The following is a general list of sources of funding.

Funding in this case is defined as increased cash (the working capital) in your company.

The list follows the following three groups: sell more product, borrow money, or sell pieces of itself. That list is too vague, so in the effort of making a it bit more real, I constructed the below.

1. Yourself – put your own money in.

2. Personal credit cards – very high rate of interest, but easy to get cash.

3. Loan on personal collateral item – second mortgage, pawn a car/boat/jewelry. Very risky and you could lose your goods.

4. Line of credit from bank – typically has fees whether it is used or not, reduced if you carry a large balance and have a good relationship with them.

5. Sell products – (increase cash flow) you sell products and reinvest the profit back into your own company.

6. Sell off business – sell part of your business or the contracts

7. Factoring – advance against receivables

8. Advance Against Royalties/Against Contracts

9. Accept Credit Cards – accepting credit cards on average increases a business by 35%!

10. Merchant Cash Advance – a loan against future income not realized by a contract

11. Friends and Family – get them to put their own money in. It can be a gift, loan, or stock purchase.

12. Loan from bank – includes collateral loans, SBA-backed loans.

13. Grant – government or private sponsor to either do research, or provide funds to a need category

14. Private Placement Memorandum using a reg d wholesaler – selling securities in your company via a person who represents your company to financial advisers (they sell the securities) who in turn find investors

15. Angel investor – private investor who uses their own money

16. venture capital investor – private/public investor who uses third party money

Items 1 to 3 do not require you do convince anyone of the viability of your company or products. You only have to spend your own money, or have a valuable item you are willing to collateralize.

Item 4 is typically not a problem if you have decent financials. It becomes more of a problem if you want to negotiate out of your fees or lower your interest rate, but you do not have to convince someone that hard about

Item 5 now gets into the area of convincing others to buy your product. This is the most basic but does involve improving your budget management and taking less money for personal gain.

Item 6 is actually a lot more common in certain industries. You have steady customers in one arena, but while steady they probably will not grow. Why not sell off the future business and get that cash up front? This can be easy or difficult depending on the industry and mix of customers.

Items 7,8 and 10 typically are only used when the business is doing well and needs to increase their working capital.
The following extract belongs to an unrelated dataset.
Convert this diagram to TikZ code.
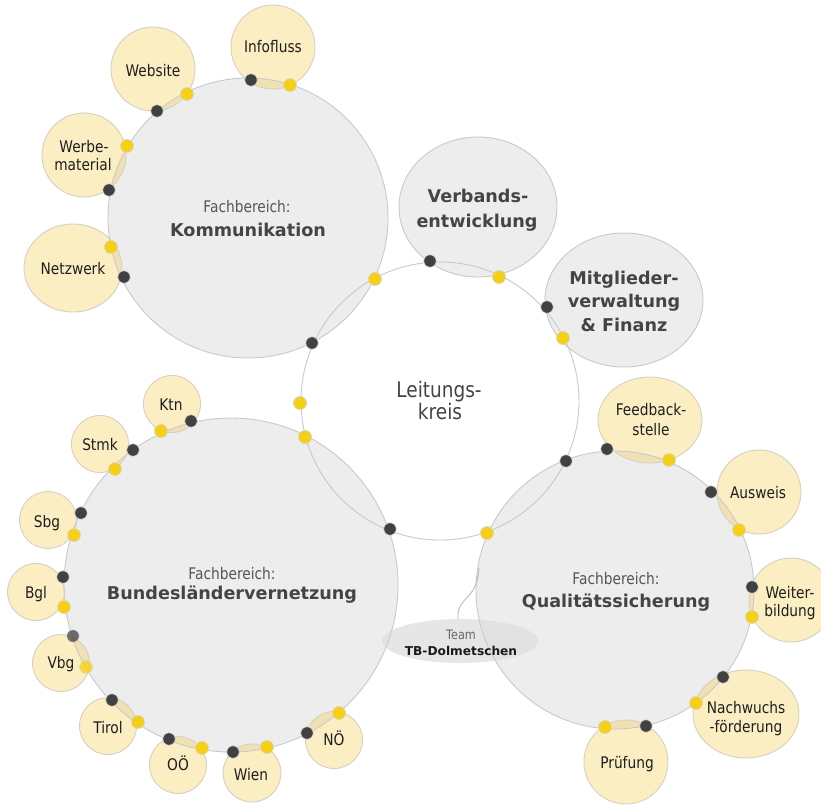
\documentclass[tikz,border=0pt]{standalone}
\usepackage{fontspec}
\setmainfont{DejaVu Sans}
\newfontfamily\regf[FakeStretch=0.86]{DejaVu Sans}
\usetikzlibrary{shapes.geometric}
\definecolor{mainfill}{HTML}{EDEDED}
\definecolor{mainline}{HTML}{C9C9C9}
\definecolor{satfill}{HTML}{FCEEC3}
\definecolor{satline}{HTML}{D5D0C2}
\definecolor{lensc}{HTML}{F0E1B5}
\definecolor{dotdark}{HTML}{414141}
\definecolor{dotyel}{HTML}{F5D016}
\definecolor{dotrim}{HTML}{D8D8D8}
\definecolor{tbfill}{HTML}{E0E0E0}
\definecolor{txtdark}{HTML}{444444}
\definecolor{txtmid}{HTML}{555555}
\definecolor{txtsat}{HTML}{1E1E1E}
\definecolor{connc}{HTML}{BBBBBB}
\newcommand\lensat[6]{\begin{scope}\clip (#1) ellipse[x radius=#2pt,y radius=#3pt];\fill[lensc] (#4) ellipse[x radius=#5pt,y radius=#6pt];\end{scope}}
\newcommand\dotD[1]{\path[ddot] (#1) circle[radius=6.2pt];}
\newcommand\dotY[1]{\path[ydot] (#1) circle[radius=6.6pt];}
\begin{document}
\begin{tikzpicture}[x=1pt,y=-1pt,
  ddot/.style={fill=dotdark,draw=dotrim,line width=0.6pt},
  ydot/.style={fill=dotyel,draw=dotrim,line width=0.6pt},
  mainc/.style={draw=mainline,line width=0.9pt},
  satc/.style={draw=satline,line width=0.9pt},
  lab/.style={anchor=base,inner sep=0pt,text=txtsat,font=\regf\fontsize{16}{19}\selectfont},
  fach/.style={anchor=base,inner sep=0pt,text=txtmid,font=\regf\fontsize{16}{19}\selectfont},
  title/.style={anchor=base,inner sep=0pt,text=txtdark,font=\bfseries\fontsize{17.6}{21}\selectfont},
  lkreis/.style={anchor=base,inner sep=0pt,text=txtdark,font=\regf\fontsize{21.5}{23}\selectfont},
  conn/.style={draw=connc,line width=0.9pt}]
\useasboundingbox (0,0) rectangle (821,804);
\clip (0,0) rectangle (821,804);
% centres
\coordinate (K) at (248,218);
\coordinate (L) at (440,401);
\coordinate (V) at (478,207);
\coordinate (M) at (624,300);
\coordinate (B) at (231,585);
\coordinate (Q) at (615,590);
\coordinate (Info) at (273,47);
\coordinate (Web) at (153,69);
\coordinate (Werb) at (84,155);
\coordinate (Netz) at (73,268);
\coordinate (Ktn) at (172,404);
\coordinate (Stmk) at (100,444);
\coordinate (Sbg) at (48,520);
\coordinate (Bgl) at (36,592);
\coordinate (Vbg) at (61,663);
\coordinate (Tirol) at (108,726);
\coordinate (OO) at (178,765);
\coordinate (Wien) at (252,773);
\coordinate (NO) at (334,740);
\coordinate (Feed) at (650,420);
\coordinate (Ausw) at (759,492);
\coordinate (Weit) at (791,600);
\coordinate (Nach) at (746,714);
\coordinate (Pruef) at (626,762);
% main fills
\fill[white] (L) circle[radius=139pt];
\fill[mainfill] (K) circle[radius=140pt];
\fill[mainfill] (B) circle[radius=167pt];
\fill[mainfill] (Q) circle[radius=139pt];
\fill[mainfill] (V) ellipse[x radius=79pt,y radius=70pt];
\fill[mainfill] (M) ellipse[x radius=79pt,y radius=67pt];
\node[ellipse,minimum width=156pt,minimum height=44pt,inner sep=0pt,fill=tbfill,fill opacity=0.8] (team) at (460,641) {};
% satellite fills
\foreach \c in {Info,Web,Werb,Ausw,Weit,Pruef} {\fill[satfill] (\c) circle[radius=42pt];}
\foreach \c in {Ktn,Stmk,Sbg,Bgl,Vbg,Tirol,OO,NO} {\fill[satfill] (\c) circle[radius=28.5pt];}
\fill[satfill] (Wien) circle[radius=29pt];
\fill[satfill] (Netz) ellipse[x radius=49pt,y radius=44pt];
\fill[satfill] (Feed) ellipse[x radius=52pt,y radius=43pt];
\fill[satfill] (Nach) ellipse[x radius=53pt,y radius=44pt];
% overlaps
\lensat{Info}{42}{42}{K}{140}{140}
\lensat{Web}{42}{42}{K}{140}{140}
\lensat{Werb}{42}{42}{K}{140}{140}
\lensat{Netz}{49}{44}{K}{140}{140}
\foreach \c in {Ktn,Stmk,Sbg,Bgl,Vbg,Tirol,OO,NO} {\lensat{\c}{28.5}{28.5}{B}{167}{167}}
\lensat{Wien}{29}{29}{B}{167}{167}
\lensat{Feed}{52}{43}{Q}{139}{139}
\lensat{Ausw}{42}{42}{Q}{139}{139}
\lensat{Weit}{42}{42}{Q}{139}{139}
\lensat{Nach}{53}{44}{Q}{139}{139}
\lensat{Pruef}{42}{42}{Q}{139}{139}
% outlines
\draw[mainc] (K) circle[radius=140pt];
\draw[mainc] (B) circle[radius=167pt];
\draw[mainc] (Q) circle[radius=139pt];
\draw[mainc] (V) ellipse[x radius=79pt,y radius=70pt];
\draw[mainc] (M) ellipse[x radius=79pt,y radius=67pt];
\draw[mainc] (L) circle[radius=139pt];
\foreach \c in {Info,Web,Werb,Ausw,Weit,Pruef} {\draw[satc] (\c) circle[radius=42pt];}
\foreach \c in {Ktn,Stmk,Sbg,Bgl,Vbg,Tirol,OO,NO} {\draw[satc] (\c) circle[radius=28.5pt];}
\draw[satc] (Wien) circle[radius=29pt];
\draw[satc] (Netz) ellipse[x radius=49pt,y radius=44pt];
\draw[satc] (Feed) ellipse[x radius=52pt,y radius=43pt];
\draw[satc] (Nach) ellipse[x radius=53pt,y radius=44pt];
% team connector
\coordinate (qedge) at (479,568);
\draw[conn] (team.95) .. controls (456,596) and (477,602) .. (qedge);
% dots: Kommunikation
\dotD{251,80}\dotY{290,85}
\dotD{157,111}\dotY{187,94}
\dotY{127,146}\dotD{109,190}
\dotY{111,247}\dotD{124,277}
\dotY{375,279}\dotD{312,343}
% Leitungskreis
\dotD{430,261}\dotY{499,277}
\dotD{547,307}\dotY{563,338}
\dotD{566,461}\dotY{487,533}
\dotY{300,403}\dotY{305,437}\dotD{390,529}
% Bundeslaender
\dotY{161,431}\dotD{191,421}
\dotD{133,450}\dotY{115,469}
\dotD{81,513}\dotY{74,535}
\dotD{63,577}\dotY{64,607}
\begin{scope}[opacity=0.75]\dotD{73,636}\dotY{86,667}\end{scope}
\dotD{112,700}\dotY{138,722}
\dotD{169,739}\dotY{202,748}
\dotD{233,752}\dotY{267,747}
\dotD{307,733}\dotY{339,713}
% Qualitaet
\dotD{607,449}\dotY{669,460}
\dotD{711,492}\dotY{739,530}
\dotD{752,587}\dotY{752,617}
\dotD{723,677}\dotY{696,703}
\dotY{605,727}\dotD{646,726}
% texts
\node[fach] (kf) at (247,212) {Fachbereich:};
\node[title] (kt) at (248,236) {Kommunikation};
\node[lkreis] (l1) at (439,397) {Leitungs-};
\node[lkreis] (l2) at (440,419) {kreis};
\node[title] (v1) at (478,202) {Verbands-};
\node[title] (v2) at (477,227) {entwicklung};
\node[title] (m1) at (624,284) {Mitglieder-};
\node[title] (m2) at (624,307) {verwaltung};
\node[title] (m3) at (624,331) {\& Finanz};
\node[fach] (bf) at (232,579) {Fachbereich:};
\node[title] (bt) at (232,599) {Bundesländervernetzung};
\node[fach] (qf) at (616,584) {Fachbereich:};
\node[title] (qt) at (616,607) {Qualitätssicherung};
\node[anchor=base,inner sep=0pt,text=black!60,font=\regf\fontsize{13}{15}\selectfont] (tm1) at (461,639) {Team};
\node[anchor=base,inner sep=0pt,text=black!90,font=\bfseries\fontsize{12.2}{14}\selectfont] (tm2) at (461,655) {TB-Dolmetschen};
\node[lab] (sInfo) at (273,52) {Infofluss};
\node[lab] (sWeb) at (153,76) {Website};
\node[lab] (sWerb1) at (84,152) {Werbe-};
\node[lab] (sWerb2) at (83,170) {material};
\node[lab] (sNetz) at (73,274) {Netzwerk};
\node[lab] (sKtn) at (171,410) {Ktn};
\node[lab] (sStmk) at (100,450) {Stmk};
\node[lab] (sSbg) at (47,527) {Sbg};
\node[lab] (sBgl) at (36,598) {Bgl};
\node[lab] (sVbg) at (61,668) {Vbg};
\node[lab] (sTirol) at (108,733) {Tirol};
\node[lab] (sOO) at (178,770) {OÖ};
\node[lab] (sWien) at (251,780) {Wien};
\node[lab] (sNO) at (334,745) {NÖ};
\node[lab] (sFeed1) at (651,415) {Feedback-};
\node[lab] (sFeed2) at (651,435) {stelle};
\node[lab] (sAusw) at (758,498) {Ausweis};
\node[lab] (sWeit1) at (790,598) {Weiter-};
\node[lab] (sWeit2) at (790,616) {bildung};
\node[lab] (sNach1) at (746,713) {Nachwuchs};
\node[lab] (sNach2) at (746,732) {-förderung};
\node[lab] (sPruef) at (627,768) {Prüfung};
\end{tikzpicture}
\end{document}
You do not have to work that hard to convince someone to do this but just have the right type of business and financials. Item 10 sometimes requires to you to already accept credit cards but in other cases you may be able to get cash against contracts.

Item 9 sounds simple but its hard for a new business to get credit cards. If they do then it will be more costly, and most likely require a personal guarantee.

Item 11 now gets into the realm of convincing others to bet on the future with you, without collateral. This is the focus of this blog. The first step is get friends and family who already know you and ideally, believe in you.

Item 12 is difficult. Banks will not loan to start-ups but they will loan against someones financials (because they personally guarantee the loan).

Item 13 is getting a grant from the government or some private entity. Takes time, money, and the ability to know the right people. This actually may take longer than any other category.

Item 14, 15, and 16 now getting into the realm of selling securities in your company to strangers. While Item 11 was selling a security (maybe) it was to someone that knows you. Each of these requires work.

Items 12-16 definitely require a business plan.

As you can see, there are at least 16 different ways you can raise money for your business to expand. I tried to put it in the rank of easiest to hardest, but there would be a lot of argument on that.